Hi Bob,
The basic equation to use in this problem is
x = vt
where x is the distance traveled, v is the speed and t is the time.
Let's denote variables for the outbound trip with a subscript 1, so that
x1 = v1t1
and let us denote the variables for the return trip with a subscript 2, so that the corresponding equation is
x2 = v2t2
But, the outbound distance and the return distance are the same, or 525 miles. So, we can call that distance d, so that
x1 = x2 = d.
So, the equations become
d = v1t1
d = v2t2
We can eliminate d by setting the equations equal to each other, since they both equal d. So,
d = v1t1 = v2t2
We know in Jennifer's return trip, she rode 8 miles/hour faster and took 2 fewer hours. So, we can now link v1 and v2 as well as t1 and t2, as
v2 = v1 + 8, remembering that speeds are in miles per hour
t2 = t1 - 2, remembering that times are in hours
So, we can make substitutions in our combined equation:
v1t1 = v2t2
or
v1t1 = (v1 + 8)(t1 - 2)
We can multiply this out to give
v1t1 = v1t1 - 2v1 + 8t1 - 16
We can cancel out the v1t1 on each side of this last equation and then get
8t1 - 2v1 = 16
We can divide through by 2 to give
4t1 - v1 = 8
This is one equation and two unknowns. But, remember we had the original equation in v1 and t1, d = v1t1.

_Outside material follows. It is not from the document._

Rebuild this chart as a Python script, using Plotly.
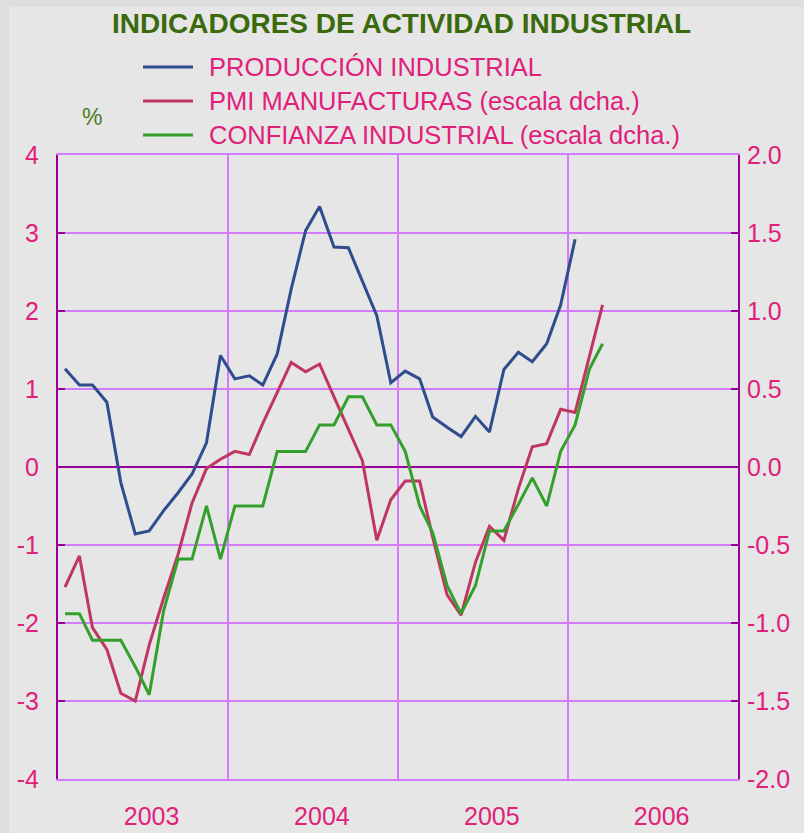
import plotly.graph_objects as go
import pandas as pd

# Monthly observations, Jan 2003 onward (mid-month positions)
produccion = [1.26, 1.05, 1.05, 0.83, -0.20, -0.86, -0.82, -0.56, -0.33, -0.09, 0.31, 1.43,
              1.13, 1.17, 1.05, 1.45, 2.28, 3.03, 3.34, 2.82, 2.81, 2.37, 1.94, 1.08,
              1.23, 1.13, 0.64, 0.51, 0.39, 0.65, 0.45, 1.25, 1.47, 1.35, 1.58, 2.08,
              2.92]
pmi = [-0.77, -0.57, -1.03, -1.17, -1.45, -1.50, -1.14, -0.84, -0.56, -0.23, -0.01, 0.05,
       0.10, 0.08, 0.28, 0.48, 0.67, 0.61, 0.66, 0.45, 0.24, 0.04, -0.47, -0.21,
       -0.09, -0.09, -0.45, -0.82, -0.95, -0.61, -0.38, -0.47, -0.14, 0.13, 0.15, 0.37,
       0.35, 0.71, 1.04]
confianza = [-0.94, -0.94, -1.11, -1.11, -1.11, -1.28, -1.46, -0.92, -0.59, -0.59, -0.25, -0.59,
             -0.25, -0.25, -0.25, 0.10, 0.10, 0.10, 0.27, 0.27, 0.45, 0.45, 0.27, 0.27,
             0.10, -0.25, -0.42, -0.76, -0.94, -0.76, -0.41, -0.41, -0.24, -0.07, -0.25, 0.10,
             0.27, 0.63, 0.79]

months = pd.date_range("2003-01-01", periods=40, freq="MS") + pd.Timedelta(days=15)
x_prod = months[:len(produccion)]
x_pmi = months[:len(pmi)]
x_conf = months[:len(confianza)]

series_names = ["PRODUCCIÓN INDUSTRIAL", "PMI MANUFACTURAS (escala dcha.)",
                "CONFIANZA INDUSTRIAL (escala dcha.)"]
year_labels = ["2003", "2004", "2005", "2006"]
year_label_pos = [f"{y}-07-21" for y in year_labels]
year_starts = ["2003-01-01", "2004-01-01", "2005-01-01", "2006-01-01", "2007-01-01"]
left_ticks = [-4, -3, -2, -1, 0, 1, 2, 3, 4]
left_labels = ["-4", "-3", "-2", "-1", "0", "1", "2", "3", "4"]
right_ticks = [-2.0, -1.5, -1.0, -0.5, 0.0, 0.5, 1.0, 1.5, 2.0]
right_labels = ["-2.0", "-1.5", "-1.0", "-0.5", "0.0", "0.5", "1.0", "1.5", "2.0"]

BLUE = "#2f4c8e"
RED = "#c03660"
GREEN = "#33a02c"
PINK = "#e0207a"
GRID = "#d27bff"
AXIS = "#990099"
FONT = "Liberation Sans, Arial, sans-serif"

fig = go.Figure()
fig.add_trace(go.Scatter(x=x_prod, y=produccion, mode="lines", name=series_names[0],
                         line=dict(color=BLUE, width=3), yaxis="y"))
fig.add_trace(go.Scatter(x=x_pmi, y=pmi, mode="lines", name=series_names[1],
                         line=dict(color=RED, width=3), yaxis="y2"))
fig.add_trace(go.Scatter(x=x_conf, y=confianza, mode="lines", name=series_names[2],
                         line=dict(color=GREEN, width=3), yaxis="y2"))

L, R, T, B = 58, 66, 155, 54
W, H = 804, 833
pw, ph = W - L - R, H - T - B

def px(xp):
    return (xp - L) / pw

def py(yp):
    return (H - B - yp) / ph

shapes = [
    dict(type="rect", xref="paper", yref="paper", x0=px(9), x1=px(W + 5), y0=py(H + 5), y1=py(7),
         fillcolor="#e6e6e6", line=dict(width=0), layer="below"),
]
annotations = [
    dict(text="<b>INDICADORES DE ACTIVIDAD INDUSTRIAL</b>", xref="paper", yref="paper",
         x=px(401), y=py(23), xanchor="center", yanchor="middle", showarrow=False,
         font=dict(family=FONT, size=28, color="#3a6a0c")),
    dict(text="%", xref="paper", yref="paper", x=px(92), y=py(117), xanchor="center",
         yanchor="middle", showarrow=False, font=dict(family=FONT, size=23, color="#4b7d1e")),
]
leg_rows = [67, 101, 135]
for name, col, yr in zip(series_names, [BLUE, RED, GREEN], leg_rows):
    shapes.append(dict(type="line", xref="paper", yref="paper", x0=px(143), x1=px(193),
                       y0=py(yr), y1=py(yr), line=dict(color=col, width=3)))
    annotations.append(dict(text=name, xref="paper", yref="paper", x=px(207), y=py(yr),
                            xanchor="left", yanchor="middle", showarrow=False,
                            font=dict(family=FONT, size=25.5, color=PINK)))

fig.update_layout(
    width=W, height=H, autosize=False,
    margin=dict(l=L, r=R, t=T, b=B, pad=0),
    paper_bgcolor="#dedede", plot_bgcolor="rgba(0,0,0,0)",
    showlegend=False,
    shapes=shapes, annotations=annotations,
    font=dict(family=FONT, color=PINK),
    xaxis=dict(type="date", range=["2003-01-01", "2007-01-01"], automargin=False,
               tickmode="array", tickvals=year_label_pos, ticktext=year_labels,
               showgrid=False,
               minor=dict(tickmode="array", tickvals=year_starts, showgrid=True,
                          gridcolor=GRID, gridwidth=1.5, ticks=""),
               showline=True, linecolor=GRID, linewidth=2, mirror=True,
               ticks="", tickfont=dict(size=25, color=PINK), ticklabelstandoff=14),
    yaxis=dict(range=[-4, 4], tickvals=left_ticks, ticktext=left_labels, automargin=False,
               showgrid=True, gridcolor=GRID, gridwidth=1.5,
               zeroline=True, zerolinecolor=AXIS, zerolinewidth=2,
               showline=True, linecolor=AXIS, linewidth=2,
               ticks="inside", ticklen=7, tickcolor=AXIS, tickwidth=2,
               tickfont=dict(size=25, color=PINK), ticklabelstandoff=12),
    yaxis2=dict(range=[-2, 2], tickvals=right_ticks, ticktext=right_labels, overlaying="y",
                side="right", showgrid=False, zeroline=False, automargin=False,
                showline=True, linecolor=AXIS, linewidth=2,
                ticks="inside", ticklen=7, tickcolor=AXIS, tickwidth=2,
                tickfont=dict(size=25, color=PINK), ticklabelstandoff=2),
)

fig.write_html("out.html", config={"displayModeBar": False},
               post_script="document.body.style.margin='0';document.body.style.padding='0';"
                           "document.body.style.overflow='hidden';")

We now have two equations and two unknowns. We can eliminate one of the variables. Let's eliminate t1. So, we do this by solving both of these equations for t1 and then combining them and thus eliminating t1.
We get
t1 = (1/4)(v1 + 8)
t1 = d/v1
So, we have
(1/4)(v1 + 8) = d/v1
or, multiplying through this equation by 4 we have
v1 + 8 = 4d/v1
We can now multiply through v1 to give a quadratic equation in v1.
(v1)2 + 8v1 - 4d = 0
But, d = 525, so we have
(v1)2 + 8v1 - 2100 = 0
This factors as
(v1 + 50)(v1 - 42) = 0
So, v1 = -50 mph, v1 = 42 mph
I imagined Jennifer originally riding to the right, where the right is positive. The negative sign would refer to her return velocity, which happens to be 8 mph larger than her outbound speed. So, her speed to her friend's house is 42 mph.